Eliezer Levi Montefiore – Artist & Patron

From Australia’s Jewish Past:

Eliezer Levi Montefiore

talented artist and patron of the arts

First published in J-Wire November 9, 2021

Eliezer Montifiore
Eliezer Montifiore

Eliezer Levi Montefiore, the son of Isaac Levi and Hanna, was born in the West Indies in 1820.

Eliezer's wife (and cousin) Esther Hannah Barrow Montefiore
Eliezer’s wife (and cousin) Esther Hannah Barrow Montefiore

Hanna was a cousin of the philanthropist, Sir Moses Montefiore. Like his brother Jacob, he adopted the name of Levi Montefiore. He was educated in England and migrated to Adelaide in 1843, where he married his cousin, Esther Hannah Barrow Montefiore, daughter of Jacob Barrow-Montefiore. They had one son who was born in Adelaide.

In 1853 Montefiore went to Melbourne as manager of the Victorian branch of the family business J. B. Montefiore Graham & Company, a commission and shipping agency. He soon realised that this business wasn’t for him, resigned, and moved to become secretary of the Australasian Insurance Company.

In 1861 he was a member of the committee to arrange a celebration for the 300th anniversary of Shakespeare’s birth. His primary interests were literature and the arts, thus in 1870 he helped to establish the Victorian Academy of Art and on its behalf presented the prizes at the International Colonial Exhibition in Sydney.

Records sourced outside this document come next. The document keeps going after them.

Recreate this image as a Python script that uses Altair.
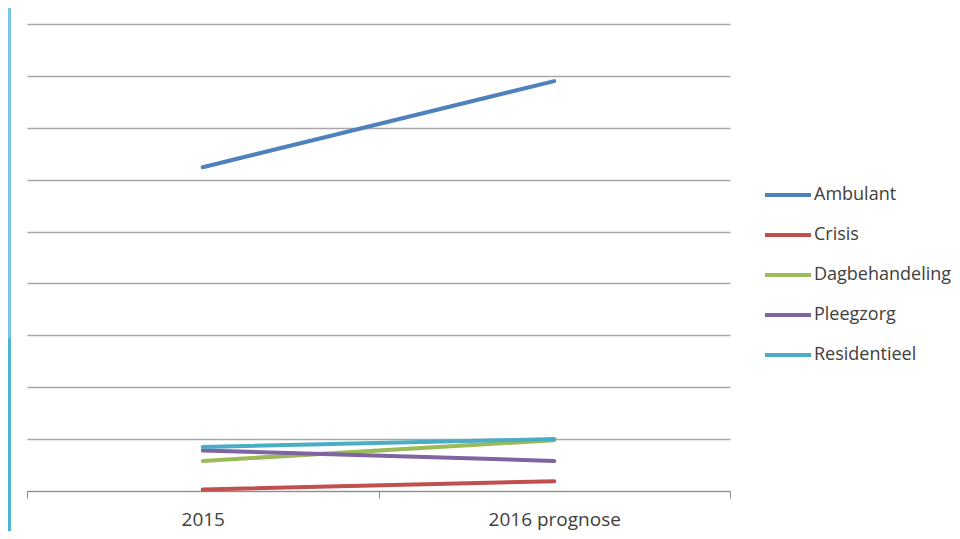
import altair as alt
import pandas as pd

categories = ["2015", "2016 prognose"]
series = ["Ambulant", "Crisis", "Dagbehandeling", "Pleegzorg", "Residentieel"]
ambulant = [62.4, 79.0]
crisis = [0.3, 1.9]
dagbehandeling = [5.8, 9.8]
pleegzorg = [7.8, 5.8]
residentieel = [8.5, 10.0]
colors = ["#4F81BD", "#C0504D", "#9BBB59", "#8064A2", "#4BACC6"]

values = [ambulant, crisis, dagbehandeling, pleegzorg, residentieel]
rows = []
for s, vals in zip(series, values):
    for i, (c, v) in enumerate(zip(categories, vals)):
        rows.append({"serie": s, "categorie": c, "pos": i + 0.5, "waarde": v})
df = pd.DataFrame(rows)

label_expr = " : ".join(
    [f"datum.value === {i + 0.5} ? '{c}'" for i, c in enumerate(categories)]
) + " : ''"

lines = alt.Chart(df).mark_line(strokeWidth=4, strokeCap="round").encode(
    x=alt.X(
        "pos:Q",
        scale=alt.Scale(domain=[0, len(categories)], nice=False, zero=False),
        axis=alt.Axis(
            values=[0, 0.5, 1, 1.5, 2],
            labelExpr=label_expr,
            title=None,
            grid=False,
            tickSize=7,
            tickColor="#8C8C8C",
            tickOpacity={"condition": {"test": "datum.value % 1 === 0", "value": 1}, "value": 0},
            domainColor="#8C8C8C",
            domainWidth=1.2,
            labelFont="Open Sans",
            labelFontSize=19,
            labelColor="#404040",
            labelPadding=12,
            labelFlush=False,
        ),
    ),
    y=alt.Y(
        "waarde:Q",
        scale=alt.Scale(domain=[0, 90], nice=False),
        axis=alt.Axis(
            values=list(range(0, 100, 10)),
            labels=False,
            ticks=False,
            domain=False,
            title=None,
            gridColor="#ABA7AB",
            gridWidth=1.6,
        ),
    ),
    color=alt.Color(
        "serie:N",
        scale=alt.Scale(domain=series, range=colors),
        legend=alt.Legend(
            title=None,
            orient="none",
            legendX=736,
            legendY=152,
            symbolType="stroke",
            symbolSize=2116,
            symbolStrokeWidth=4,
            clipHeight=38,
            rowPadding=2,
            labelFont="Open Sans",
            labelFontSize=18,
            labelColor="#404040",
            labelOffset=1,
            padding=0,
            labelLimit=300,
        ),
    ),
    order="pos:Q",
)

strip = pd.DataFrame({"k": ["a", "b"]})
deco_top = alt.Chart(strip.iloc[[0]]).mark_rect(color="#7DC3E6").encode(
    x=alt.value(-19), x2=alt.value(-16), y=alt.value(-16), y2=alt.value(314)
)
deco_bot = alt.Chart(strip.iloc[[1]]).mark_rect(color="#52B4D4").encode(
    x=alt.value(-19), x2=alt.value(-16), y=alt.value(314), y2=alt.value(515)
)

chart = alt.layer(lines, deco_top, deco_bot).properties(
    width=703,
    height=467,
    padding={"left": 19, "top": 16, "right": 222, "bottom": 40},
    autosize=alt.AutoSizeParams(type="none"),
).configure(background="white").configure_view(stroke=None)

chart.save("out.html", embed_options={"renderer": "svg", "actions": False})
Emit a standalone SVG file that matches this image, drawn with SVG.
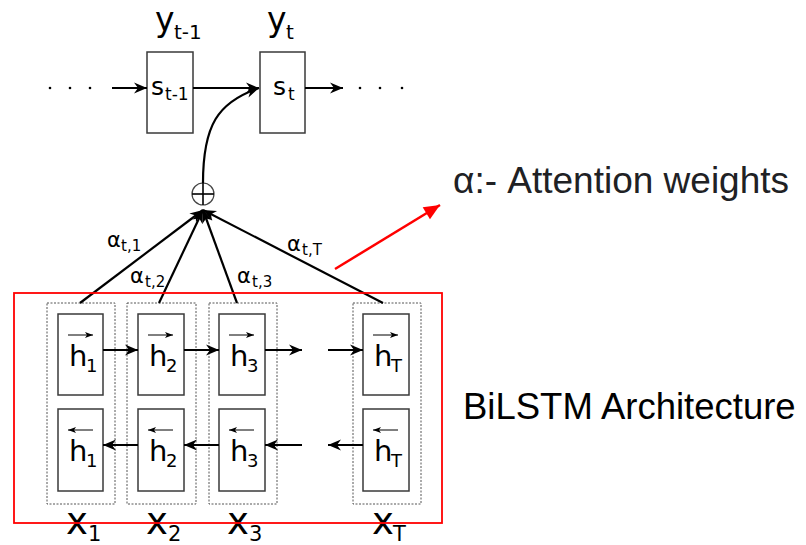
<svg xmlns="http://www.w3.org/2000/svg" width="806" height="545" viewBox="0 0 806 545">
<defs>
<marker id="ah" markerUnits="userSpaceOnUse" markerWidth="16" markerHeight="12" viewBox="-14 -6 16 12" refX="0" refY="0" orient="auto">
<path d="M0,0 L-13,-5.5 L-9,0 L-13,5.5 Z" fill="#000"/>
</marker>
<marker id="sm" markerUnits="userSpaceOnUse" markerWidth="10" markerHeight="8" viewBox="-9 -4 10 8" refX="0" refY="0" orient="auto">
<path d="M0,0 L-8,-3 L-6,0 L-8,3 Z" fill="#000"/>
</marker>
<marker id="ra" markerUnits="userSpaceOnUse" markerWidth="18" markerHeight="16" viewBox="-17 -8 18 16" refX="0" refY="0" orient="auto">
<path d="M0,0 L-16,-7 L-16,7 Z" fill="#ff0000"/>
</marker>
</defs>
<style>
.box{fill:#fff;stroke:#3a3a3a;stroke-width:1.5}
.dot{fill:none;stroke:#555;stroke-width:1;stroke-dasharray:2,1.5}
.ln{fill:none;stroke:#000;stroke-width:2.2}
.t{font-family:"DejaVu Sans",sans-serif;fill:#000}
.h{font-size:29px}
.hs{font-size:18px}
.a{font-size:21px}
.as{font-size:15px}
.x{font-size:37px}
.xs{font-size:21px}
.sm{fill:none;stroke:#000;stroke-width:1}
</style>

<g id="ylabels">
<text class="t" x="155" y="31" font-size="33">y</text><text class="t" x="174" y="39" font-size="20">t-1</text>
<text class="t" x="267" y="31" font-size="33">y</text><text class="t" x="286" y="39" font-size="20">t</text>
</g>

<g id="dots-left" fill="#000">
<circle cx="50" cy="88" r="1.3"/><circle cx="70" cy="88" r="1.3"/><circle cx="90" cy="88" r="1.3"/>
</g>
<g id="dots-right" fill="#000">
<circle cx="360" cy="88" r="1.3"/><circle cx="380" cy="88" r="1.3"/><circle cx="402" cy="88" r="1.3"/>
</g>

<g id="s_t-1">
<rect class="box" x="147" y="52" width="46" height="81"/>
<text class="t" x="151" y="95" font-size="25">s</text><text class="t" x="165" y="100" font-size="17">t-1</text>
</g>
<g id="s_t">
<rect class="box" x="260" y="52" width="45" height="81"/>
<text class="t" x="273" y="95" font-size="25">s</text><text class="t" x="288" y="100" font-size="17">t</text>
</g>

<g id="plus">
<circle cx="203" cy="194" r="11" fill="#fff" stroke="#444" stroke-width="1.2"/>
<line x1="192" y1="194" x2="214" y2="194" stroke="#000" stroke-width="1.6"/>
<line x1="203" y1="183" x2="203" y2="205" stroke="#000" stroke-width="1.6"/>
</g>

<g id="columns">
<g id="col1">
<rect class="dot" x="47" y="303" width="68" height="201"/>
<rect class="box" x="58" y="314" width="45" height="81"/>
<rect class="box" x="58" y="409" width="45" height="82"/>
<line class="sm" x1="68" y1="335" x2="93" y2="335" marker-end="url(#sm)"/>
<text class="t h" x="69" y="366">h</text><text class="t hs" x="86" y="372">1</text>
<line class="sm" x1="93" y1="430" x2="68" y2="430" marker-end="url(#sm)"/>
<text class="t h" x="69" y="461">h</text><text class="t hs" x="86" y="467">1</text>
</g>
<g id="col2">
<rect class="dot" x="127" y="303" width="69" height="201"/>
<rect class="box" x="138" y="314" width="46" height="81"/>
<rect class="box" x="138" y="409" width="46" height="82"/>
<line class="sm" x1="148" y1="335" x2="173" y2="335" marker-end="url(#sm)"/>
<text class="t h" x="149" y="366">h</text><text class="t hs" x="166" y="372">2</text>
<line class="sm" x1="173" y1="430" x2="148" y2="430" marker-end="url(#sm)"/>
<text class="t h" x="149" y="461">h</text><text class="t hs" x="166" y="467">2</text>
</g>
<g id="col3">
<rect class="dot" x="209" y="303" width="68" height="201"/>
<rect class="box" x="219" y="314" width="46" height="81"/>
<rect class="box" x="219" y="409" width="46" height="82"/>
<line class="sm" x1="229" y1="335" x2="254" y2="335" marker-end="url(#sm)"/>
<text class="t h" x="230" y="366">h</text><text class="t hs" x="247" y="372">3</text>
<line class="sm" x1="254" y1="430" x2="229" y2="430" marker-end="url(#sm)"/>
<text class="t h" x="230" y="461">h</text><text class="t hs" x="247" y="467">3</text>
</g>
<g id="colT">
<rect class="dot" x="353" y="303" width="68" height="201"/>
<rect class="box" x="363" y="314" width="46" height="81"/>
<rect class="box" x="363" y="409" width="46" height="82"/>
<line class="sm" x1="373" y1="335" x2="398" y2="335" marker-end="url(#sm)"/>
<text class="t h" x="374" y="366">h</text><text class="t hs" x="391" y="372">T</text>
<line class="sm" x1="398" y1="430" x2="373" y2="430" marker-end="url(#sm)"/>
<text class="t h" x="374" y="461">h</text><text class="t hs" x="391" y="467">T</text>
</g>
</g>

<g id="xlabels">
<text class="t x" x="66" y="534">x</text><text class="t xs" x="88" y="541">1</text>
<text class="t x" x="146" y="534">x</text><text class="t xs" x="168" y="541">2</text>
<text class="t x" x="227" y="534">x</text><text class="t xs" x="249" y="541">3</text>
<text class="t x" x="372" y="534">x</text><text class="t xs" x="393" y="541">T</text>
</g>

<g id="connectors">
<line class="ln" x1="112" y1="88" x2="147" y2="88" marker-end="url(#ah)"/>
<line class="ln" x1="193" y1="88" x2="259" y2="88" marker-end="url(#ah)"/>
<line class="ln" x1="305" y1="88" x2="343" y2="88" marker-end="url(#ah)"/>
<path class="ln" d="M203,183 C203,125 218,102 259,88" marker-end="url(#ah)"/>
<line class="ln" x1="80" y1="303" x2="203" y2="210" marker-end="url(#ah)"/>
<line class="ln" x1="159" y1="303" x2="203" y2="210" marker-end="url(#ah)"/>
<line class="ln" x1="237" y1="303" x2="203" y2="210" marker-end="url(#ah)"/>
<line class="ln" x1="383" y1="303" x2="203" y2="210" marker-end="url(#ah)"/>
<line class="ln" x1="103" y1="350" x2="138" y2="350" marker-end="url(#ah)"/>
<line class="ln" x1="184" y1="350" x2="219" y2="350" marker-end="url(#ah)"/>
<line class="ln" x1="265" y1="350" x2="302" y2="350" marker-end="url(#ah)"/>
<line class="ln" x1="328" y1="350" x2="363" y2="350" marker-end="url(#ah)"/>
<line class="ln" x1="138" y1="445" x2="103" y2="445" marker-end="url(#ah)"/>
<line class="ln" x1="219" y1="445" x2="184" y2="445" marker-end="url(#ah)"/>
<line class="ln" x1="302" y1="445" x2="265" y2="445" marker-end="url(#ah)"/>
<line class="ln" x1="363" y1="445" x2="328" y2="445" marker-end="url(#ah)"/>
<line x1="335" y1="269" x2="440" y2="205" stroke="#ff0000" stroke-width="2.5" marker-end="url(#ra)"/>
</g>

<g id="alabels">
<text class="t a" x="107" y="247">α</text><text class="t as" x="121" y="251">t,1</text>
<text class="t a" x="130" y="283">α</text><text class="t as" x="145" y="287">t,2</text>
<text class="t a" x="237" y="283">α</text><text class="t as" x="252" y="287">t,3</text>
<text class="t a" x="287" y="251">α</text><text class="t as" x="302" y="255">t,T</text>
</g>

<g id="bilstm-frame">
<rect x="14" y="293" width="428" height="230" fill="none" stroke="#ff0000" stroke-width="1.8"/>
</g>

<g id="captions">
<text x="453" y="193" font-family="Liberation Sans, Arial, sans-serif" font-size="37" fill="#202124">α:- Attention weights</text>
<text x="463" y="419" font-family="Liberation Sans, Arial, sans-serif" font-size="36.5" fill="#000">BiLSTM Architecture</text>
</g>
</svg>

Ink drawing - Melbourne from the Falls 1837 - E L Montefiore
Melbourne from the Falls – E L Montefiore 1837

It was at the Victorian Academy that his first works were exhibited. In February he became a trustee of the Melbourne Public Library, Museums, and National Gallery but resigned early in 1871 and moved to Sydney.

His main occupation remained with the Insurance Industry and on moving to Sydney, he managed the Pacific Fire and Marine Insurance Company and, together with his love of the arts and a colleague, T S Mort and other friends, he formed in 1871 the New South Wales Academy of Art. Furthering this interest, in 1874 he became one of the original trustees for administering the funds voted by parliament towards establishing the National Art Gallery of New South Wales which was opened on 22 September 1880. Eliezer was keen to continue with his etchings and became a very talented black-and-white artist, illustrating the Gallery catalogues over a ten-year period. A number of his artistic works from this period of his life survive. Interestingly, two watercolours concern local Aboriginal life, though it’s not known if he observed the scenes himself or if they were derived from another’s work. The subjects of most of Eliezer’s paintings were observed landscapes or people, or were copies of other works of art, so it’s unlikely he conjured the scenes out of his imagination. He was very highly respected for all he was able to do for the art world and in 1875 was elected a member of the Royal Society of New South Wales, contributing to its journal such essays as ‘Etchings and Etchers’ (1876) and ‘Art Criticism’ (1879. His journey continued and in 1889 he became President of the Board of Trustees and served as the Gallery Director from 1892 to 1894.

Eliezer Levi Montefiore
Eliezer Levi Montefiore

Unfortunately, his art and all other commitments came to an abrupt halt, when in October 1894 at the age of 74 he passed away in Sydney. He was long remembered by his friends and colleagues, not only as a leading patron of the arts but also for his personality. It has been written that ‘although Eliezer never gained widespread fame as an artist and, in fact having worn a number of varied hats throughout his life, he was likely the first significant Australian Jewish artist in the colony, albeit an amateur one’. Contemporary obituaries noted that he had seen art, and artistic institutions, as bridges for bringing the colonies together in their formative years. Certainly, his exhaustive efforts to bolster public and private appreciation of the arts in not one, not two, but three of Australia’s major cities throughout his active life, are testament to his belief in the significant role of the arts.